Many viewers of the Netflix production - Fyre: The Greatest Party That Never Happened - were moved by the plight of Maryann Rolle, a restaurateur enlisted to help cater the ill-fated event.
In a post on fundraising site GoFundMe, Rolle - who runs the Exuma Point Resort with her husband Elvin - described how she had prepared more than 1,000 meals for festival attendees, as well as hosting the festival organisers at the resort.
However, when the chaotic event was abruptly cancelled, she says organisers departed the island without paying her.
She told Bahamian outlet Eyewitness News how the losses had caused her to fall behind in payments on several cottages she had purchased to expand the resort, and forced her to pay ten staff members out of her own money.

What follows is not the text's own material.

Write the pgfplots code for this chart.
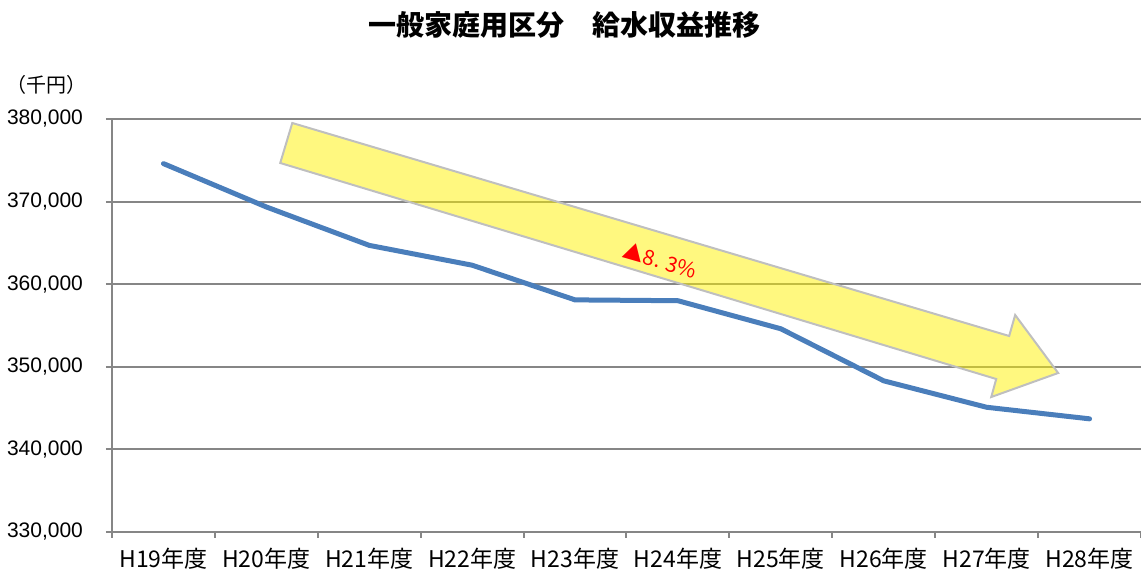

“I went through about $50,000 of my own savings,” she said in the tearful final scene of the documentary. “They just wiped it out and never looked back.”
Her appearance “packed an emotional punch that showed just how much human damage the organisers had done”, says The Independent.
Since the fundraiser went live last week, wellwishers have raised more than $162,000 (£125,275) to help Rolle rebuild her life.
Rolle thanked those who had donated money, as well as her staff, whom she said had stuck by her despite her “terrible mistake”.
“I’m so delighted and happy to see how people throughout the world have sought to listen to my story and were kind enough to sponsor and donate to see my life go up again,” she said.
“I thought everyone had forgotten me; and there was no one who cared in the world anymore,” she said. “Through God’s mercy, I can feel a ray of hope.”